* _Do this_
Copy each line of the records that holds the string "page".

◆ ◆ ◆

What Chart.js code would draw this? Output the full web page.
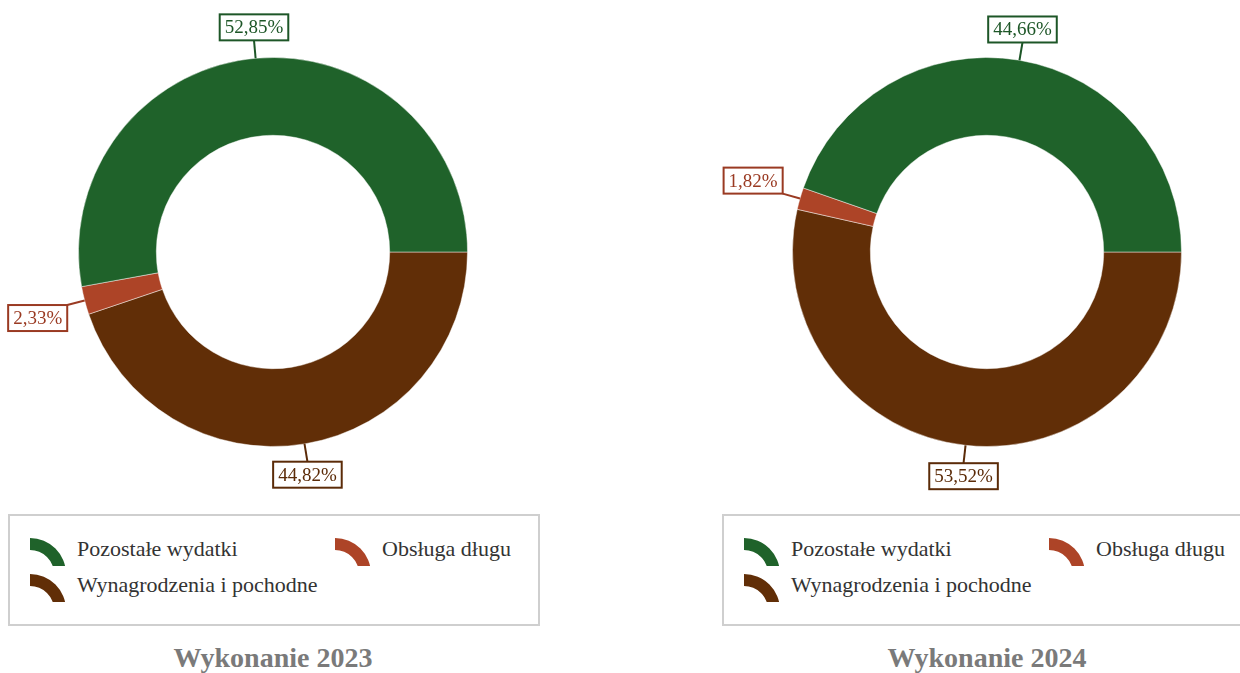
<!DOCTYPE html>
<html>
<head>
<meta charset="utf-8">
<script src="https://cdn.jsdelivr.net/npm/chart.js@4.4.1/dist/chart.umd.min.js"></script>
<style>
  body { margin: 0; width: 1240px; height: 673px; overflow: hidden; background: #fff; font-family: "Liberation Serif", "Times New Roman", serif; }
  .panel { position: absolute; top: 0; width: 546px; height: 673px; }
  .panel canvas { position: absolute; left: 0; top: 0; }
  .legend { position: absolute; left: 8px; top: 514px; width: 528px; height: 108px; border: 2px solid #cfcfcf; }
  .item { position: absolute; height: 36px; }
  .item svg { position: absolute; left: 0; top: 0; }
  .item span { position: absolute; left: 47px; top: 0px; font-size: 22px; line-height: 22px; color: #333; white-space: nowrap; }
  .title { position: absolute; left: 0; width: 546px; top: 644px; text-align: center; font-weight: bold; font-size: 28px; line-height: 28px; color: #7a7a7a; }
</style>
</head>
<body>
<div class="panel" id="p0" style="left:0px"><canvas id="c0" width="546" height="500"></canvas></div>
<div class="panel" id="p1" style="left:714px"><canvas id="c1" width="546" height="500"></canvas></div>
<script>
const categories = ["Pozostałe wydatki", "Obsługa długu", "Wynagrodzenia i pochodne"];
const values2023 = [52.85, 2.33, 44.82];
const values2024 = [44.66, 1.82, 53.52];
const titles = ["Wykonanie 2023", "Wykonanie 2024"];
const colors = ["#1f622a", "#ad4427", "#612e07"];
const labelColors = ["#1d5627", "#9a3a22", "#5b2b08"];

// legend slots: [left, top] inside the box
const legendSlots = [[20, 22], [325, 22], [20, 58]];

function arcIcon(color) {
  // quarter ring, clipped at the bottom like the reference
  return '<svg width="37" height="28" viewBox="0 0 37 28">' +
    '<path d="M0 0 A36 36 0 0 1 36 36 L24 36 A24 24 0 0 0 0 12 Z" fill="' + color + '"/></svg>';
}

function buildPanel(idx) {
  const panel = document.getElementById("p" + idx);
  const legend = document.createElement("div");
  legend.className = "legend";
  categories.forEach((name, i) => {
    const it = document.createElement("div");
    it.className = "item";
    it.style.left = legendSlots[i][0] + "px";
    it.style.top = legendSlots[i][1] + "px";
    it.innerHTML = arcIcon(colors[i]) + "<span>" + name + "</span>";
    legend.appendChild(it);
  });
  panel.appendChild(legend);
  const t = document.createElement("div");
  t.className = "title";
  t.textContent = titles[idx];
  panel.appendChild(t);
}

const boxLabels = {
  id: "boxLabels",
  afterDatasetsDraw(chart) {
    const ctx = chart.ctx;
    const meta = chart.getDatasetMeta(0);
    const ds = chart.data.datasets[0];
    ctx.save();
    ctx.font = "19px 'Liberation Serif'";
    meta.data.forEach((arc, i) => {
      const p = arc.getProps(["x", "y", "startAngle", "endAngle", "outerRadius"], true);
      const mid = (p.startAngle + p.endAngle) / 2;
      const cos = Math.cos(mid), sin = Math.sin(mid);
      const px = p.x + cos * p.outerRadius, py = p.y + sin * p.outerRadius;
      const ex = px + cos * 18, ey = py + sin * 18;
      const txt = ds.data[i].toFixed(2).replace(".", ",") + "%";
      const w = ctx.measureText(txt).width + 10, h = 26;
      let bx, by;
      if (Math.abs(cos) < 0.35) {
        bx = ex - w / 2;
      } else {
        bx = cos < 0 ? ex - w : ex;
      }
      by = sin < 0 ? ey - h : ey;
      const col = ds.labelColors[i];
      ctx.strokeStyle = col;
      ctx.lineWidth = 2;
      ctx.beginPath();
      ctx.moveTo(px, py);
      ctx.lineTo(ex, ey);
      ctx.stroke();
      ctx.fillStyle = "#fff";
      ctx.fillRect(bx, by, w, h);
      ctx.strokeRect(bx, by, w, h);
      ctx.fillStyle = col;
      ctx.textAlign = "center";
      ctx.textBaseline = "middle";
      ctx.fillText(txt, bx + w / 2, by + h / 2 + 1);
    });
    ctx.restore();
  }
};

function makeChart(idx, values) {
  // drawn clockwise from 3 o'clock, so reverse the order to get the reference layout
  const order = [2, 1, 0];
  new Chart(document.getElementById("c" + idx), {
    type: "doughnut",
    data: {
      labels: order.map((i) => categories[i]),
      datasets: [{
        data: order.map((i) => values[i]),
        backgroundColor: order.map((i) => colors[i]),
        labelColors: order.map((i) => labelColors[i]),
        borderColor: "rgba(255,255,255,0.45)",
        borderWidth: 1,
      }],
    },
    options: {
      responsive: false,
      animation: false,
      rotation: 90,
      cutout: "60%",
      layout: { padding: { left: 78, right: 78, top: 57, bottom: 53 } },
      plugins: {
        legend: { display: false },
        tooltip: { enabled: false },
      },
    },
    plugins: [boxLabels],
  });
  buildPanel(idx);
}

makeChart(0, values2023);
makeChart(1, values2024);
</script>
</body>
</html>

◆ ◆ ◆

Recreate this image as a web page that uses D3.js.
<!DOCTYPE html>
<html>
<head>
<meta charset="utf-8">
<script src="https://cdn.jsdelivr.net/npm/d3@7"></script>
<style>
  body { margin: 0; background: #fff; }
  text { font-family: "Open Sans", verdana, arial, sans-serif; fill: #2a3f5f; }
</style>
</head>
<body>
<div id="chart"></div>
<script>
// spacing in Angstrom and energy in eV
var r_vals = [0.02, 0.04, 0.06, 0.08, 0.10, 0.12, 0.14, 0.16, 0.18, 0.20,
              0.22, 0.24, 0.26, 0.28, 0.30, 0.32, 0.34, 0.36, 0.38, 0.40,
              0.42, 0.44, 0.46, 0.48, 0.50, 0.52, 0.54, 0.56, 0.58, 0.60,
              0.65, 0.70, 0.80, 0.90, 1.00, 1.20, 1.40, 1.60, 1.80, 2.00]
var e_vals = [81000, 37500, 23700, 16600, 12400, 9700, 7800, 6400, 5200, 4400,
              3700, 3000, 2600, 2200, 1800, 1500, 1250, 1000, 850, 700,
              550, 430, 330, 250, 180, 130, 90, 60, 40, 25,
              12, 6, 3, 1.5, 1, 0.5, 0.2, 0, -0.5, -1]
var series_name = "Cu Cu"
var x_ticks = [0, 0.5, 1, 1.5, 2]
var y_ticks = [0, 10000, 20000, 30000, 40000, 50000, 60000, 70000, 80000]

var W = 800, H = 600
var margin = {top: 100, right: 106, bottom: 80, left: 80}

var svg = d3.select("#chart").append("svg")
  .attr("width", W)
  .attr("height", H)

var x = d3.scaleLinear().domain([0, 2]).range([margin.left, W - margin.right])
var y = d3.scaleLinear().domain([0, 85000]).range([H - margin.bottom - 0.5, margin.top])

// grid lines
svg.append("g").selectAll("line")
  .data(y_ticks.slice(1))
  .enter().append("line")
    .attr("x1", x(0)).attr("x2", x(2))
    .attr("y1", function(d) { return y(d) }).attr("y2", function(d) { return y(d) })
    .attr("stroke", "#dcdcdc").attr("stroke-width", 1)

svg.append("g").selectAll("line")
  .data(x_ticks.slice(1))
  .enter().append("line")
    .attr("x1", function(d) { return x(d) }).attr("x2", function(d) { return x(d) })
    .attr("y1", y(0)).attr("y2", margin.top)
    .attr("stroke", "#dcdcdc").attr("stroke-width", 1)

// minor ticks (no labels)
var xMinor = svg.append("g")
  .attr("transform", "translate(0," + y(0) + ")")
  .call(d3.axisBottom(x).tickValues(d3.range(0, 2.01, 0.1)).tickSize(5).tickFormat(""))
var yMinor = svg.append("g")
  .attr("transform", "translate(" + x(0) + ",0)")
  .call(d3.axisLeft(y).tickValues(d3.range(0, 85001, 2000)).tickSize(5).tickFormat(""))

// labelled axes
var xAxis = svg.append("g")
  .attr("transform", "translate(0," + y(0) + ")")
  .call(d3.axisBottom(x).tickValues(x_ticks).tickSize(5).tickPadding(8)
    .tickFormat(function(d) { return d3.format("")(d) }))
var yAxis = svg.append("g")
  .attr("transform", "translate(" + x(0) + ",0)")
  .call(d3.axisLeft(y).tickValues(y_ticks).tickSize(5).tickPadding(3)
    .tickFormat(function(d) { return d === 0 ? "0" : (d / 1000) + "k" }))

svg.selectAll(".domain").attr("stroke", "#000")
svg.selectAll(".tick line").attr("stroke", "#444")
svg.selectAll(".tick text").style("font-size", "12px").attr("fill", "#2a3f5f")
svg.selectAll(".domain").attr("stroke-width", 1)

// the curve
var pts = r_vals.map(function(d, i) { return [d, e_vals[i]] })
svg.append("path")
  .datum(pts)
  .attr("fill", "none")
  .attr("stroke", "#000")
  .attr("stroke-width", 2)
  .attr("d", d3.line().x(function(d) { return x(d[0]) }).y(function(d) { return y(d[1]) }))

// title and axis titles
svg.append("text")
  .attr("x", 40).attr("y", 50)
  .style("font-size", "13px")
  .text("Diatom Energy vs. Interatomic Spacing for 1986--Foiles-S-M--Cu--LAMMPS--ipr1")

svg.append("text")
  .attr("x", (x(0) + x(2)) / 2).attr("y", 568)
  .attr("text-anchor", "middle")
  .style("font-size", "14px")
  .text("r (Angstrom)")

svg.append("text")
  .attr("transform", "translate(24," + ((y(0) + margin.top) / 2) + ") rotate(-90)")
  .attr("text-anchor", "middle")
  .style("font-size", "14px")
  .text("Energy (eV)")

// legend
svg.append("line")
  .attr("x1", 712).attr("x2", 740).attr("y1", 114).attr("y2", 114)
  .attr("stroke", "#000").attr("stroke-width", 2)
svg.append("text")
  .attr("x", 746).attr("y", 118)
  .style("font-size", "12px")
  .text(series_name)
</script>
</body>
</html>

◆ ◆ ◆

* _The response_
What Chart.js code would draw this? Output the full web page.
Recreate this image as a web page that uses D3.js.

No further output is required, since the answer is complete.